Previous modeling studies on air quality across the Middle East tend to overestimate the influence of desert dust, obscuring the contribution to poor air quality from anthropogenic sources, added Osipov. “Such models produce semi-correct answers for the wrong reason, because they poorly represent a significant component of anthropogenic fine particle pollution in the region.”

The lack of observation data, combined with a poor representation of emission sources, has “significantly hindered our ability to model the chemical composition of the atmosphere in the region,” he added.

To address this scarcity of data, a team headed by Jos Lelieveld from MPI collected measurements taken at sea as part of the international collaboration, that was called Air Quality and climate in the Arabian Basin (AQABA). The measurements, collected over two months during the summer of 2017, covered various ambient conditions ranging from pristine in the remote atmosphere to heavy pollution and dust storms.

An analysis of the AQABA data provided comprehensive constraints on the dust size distribution, which allowed more realistic simulation of the mass flux and life cycle of dust. As a result, the team was able to model the realistic chemical composition of the aerosol across the entire size range.

Unique combination of pollutants

A unique combination of pollutants present at abundant concentrations distinguishes ambient air pollution in the Middle East from other areas of the world, the researchers wrote. “Until now, air quality in the Middle East was considered to be primarily affected by the vast amounts of natural dust. The AQABA observations and model results reveal that this view is incorrect and that anthropogenic emissions are inherent and prominent. Human-caused particulate matter induces a radiative forcing equivalent to the abundant natural dust. Since aerosols are a major driver of climate and health impacts in the Middle East, the anthropogenic component should be adequately represented in assessments of air quality and climate change.”

They found that “particulate matter from human sources accounted for around 53% of aerosol visible optical depth and induces a radiative forcing on the climate equivalent to that of the natural dust in the region,” said Osipov. “Our study highlights how anthropogenic air pollution is a leading health risk and important climactic factor across the Middle East.”
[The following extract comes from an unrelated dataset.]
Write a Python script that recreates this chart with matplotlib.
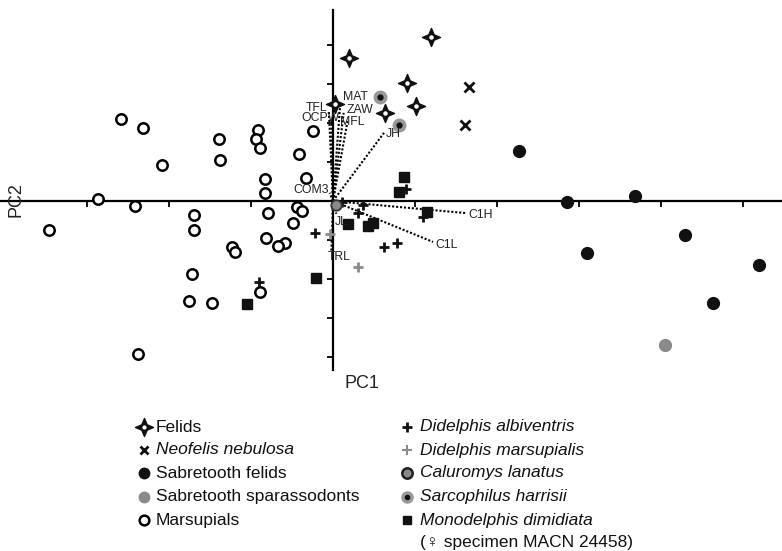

The human footprint of the Middle East, with a population of about 400 million, is evident as the region emits more than 15% of the global sulfur dioxide (SO2) pollution and 7.5% of the greenhouse gases that include carbon dioxide, methane, nitrous oxide and fluorinated gases (hydrofluorocarbons, perfluorocarbons, sulfur hexafluoride and nitrogen trifluoride are synthetic that are emitted from a variety of household, commercial and industrial applications, processes and vehicle traffic).

“The Middle East is a major global SO2 emission hot spot, mostly from fossil energy production and the petrochemical,” they wrote. “Due to intense marine traffic, ship emissions contribute to the sulfate pollution and dominate the background sulfate concentrations in remote and pristine areas… Acidification accounts for many of the deleterious effects that air pollution exerts on ecosystems. Our simulations reveal that coastal regions are most intensely exposed to sulfur deposition, with the Red Sea, Arabian Gulf and the adjacent coasts of the Arabian Peninsula, as well as the Eastern Mediterranean area particularly affected. It is critical that the deleterious effects of “acid rain” be considered, especially in ambitious projects such as the Green Middle East and Saudi initiatives, whose aims include the planting of 40 billion trees in the region.”